Immer weniger Einbrüche in Mietwohnungen und Villen

Auch die Zahl der Raubüberfälle auf offener Straße seien zurückgegangen. Im Ortsteil Tegel habe es im Jahr 2017 44 Raubüberfälle gegeben; 2016 seien es hingegen 65 gewesen. Das entspricht einer Reduzierung um 30 Prozent. 2017 verzeichnete die Direktion 44 Geschäftseinbrüche. Bei 40 Prozent davon blieb es bei einem Versuch. Auf lange Sicht gäbe es zwar eine leichte Steigerung der Versuchstaten, aber die Täter würden vermehrt durch bessere Sicherungen abgeschreckt oder beim Versuch durch Nachbarn und Betroffene gestört.

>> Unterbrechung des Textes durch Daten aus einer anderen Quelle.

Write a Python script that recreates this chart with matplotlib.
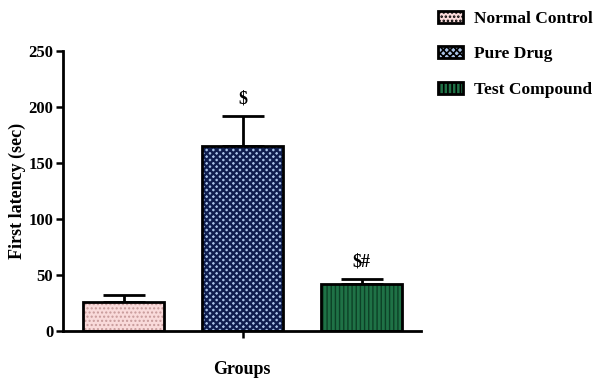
import matplotlib
matplotlib.use("Agg")
import matplotlib.pyplot as plt
from matplotlib.patches import Patch

plt.rcParams['font.family'] = ['Liberation Serif', 'DejaVu Serif']
plt.rcParams['font.weight'] = 'bold'
plt.rcParams['hatch.linewidth'] = 1.2

groups = ["Normal Control", "Pure Drug", "Test Compound"]
latency = [26, 165, 42]
sem = [6, 27, 4.5]
marks = ["", "$", "$#"]

faces = ["#f9dada", "#a9c2e6", "#1f7246"]
hatch_colors = ["#c79a9a", "#0e1d4e", "#0c4126"]
hatches = ["....", "xxxxx", "||||"]
hatch_widths = [1.0, 1.7, 1.0]

fig = plt.figure(figsize=(5.95, 3.78), dpi=100)
ax = fig.add_axes([0.106, 0.124, 0.602, 0.741])

x = range(len(groups))
# hatched fill first, then a plain black outline on top
for i in x:
    bars = ax.bar(i, latency[i], width=0.68, color=faces[i], edgecolor=hatch_colors[i],
                  hatch=hatches[i], linewidth=0, zorder=2)
    for b in bars:
        if hasattr(b, "set_hatch_linewidth"):
            b.set_hatch_linewidth(hatch_widths[i])
ax.bar(x, latency, width=0.68, fill=False, edgecolor="black", linewidth=2, zorder=3)
ax.errorbar(x, latency, yerr=[[0] * 3, sem], fmt="none", ecolor="black",
            elinewidth=2, capsize=15, capthick=2, zorder=1)

for i in x:
    if marks[i]:
        ax.text(i, latency[i] + sem[i] + 8, marks[i], ha="center", va="bottom",
                fontsize=13, fontweight="bold")

ax.set_xlim(-0.51, 2.5)
ax.set_ylim(0, 250)
ax.set_yticks([0, 50, 100, 150, 200, 250])
ax.set_xticks([1])
ax.set_xticklabels([""])
ax.tick_params(axis="both", width=1.8, length=5, labelsize=12, pad=2)
for lab in ax.get_yticklabels():
    lab.set_fontweight("bold")
ax.spines["top"].set_visible(False)
ax.spines["right"].set_visible(False)
ax.spines["left"].set_linewidth(2)
ax.spines["bottom"].set_linewidth(2)

ax.set_ylabel("First latency (sec)", fontsize=13, fontweight="bold", labelpad=2)
fig.text(242 / 595, 1 - 369 / 378, "Groups", ha="center", va="center",
         fontsize=13, fontweight="bold")

handles = []
for i in x:
    h = Patch(facecolor=faces[i], edgecolor="black", hatch=hatches[i], linewidth=2)
    handles.append(h)
fig.legend(handles, groups, loc="upper left", bbox_to_anchor=(438 / 595, 0.972),
           frameon=False, handlelength=1.45, handleheight=0.7, borderpad=0,
           borderaxespad=0, labelspacing=1.12, handletextpad=0.65,
           prop={"weight": "bold", "size": 12.5})

fig.savefig("out.png", dpi=100)
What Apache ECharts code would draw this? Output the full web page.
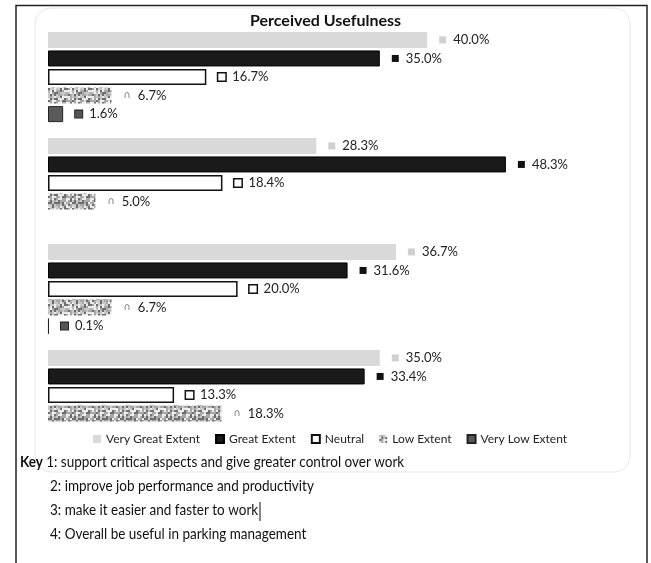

Auch bei den Einbrüchen in Mietwohnungen und Villen gebe es "massiv sinkende Fallzahlen", sagte Wendt. Es habe 25 bis 30 Prozent weniger Einbrüche gegeben. "Im letzten Jahr haben wir im Norden eine Bande von südamerikanischen Villeneinbrechern ausfindig gemacht und konnten rund 50 Straftaten aufklären", sagte Wendt. Sein Fazit: "Wir haben die Lage im Griff." Die Zahlen der Kriminalitätsstatistik stünden eben dem Gefühl der Bürger entgegen.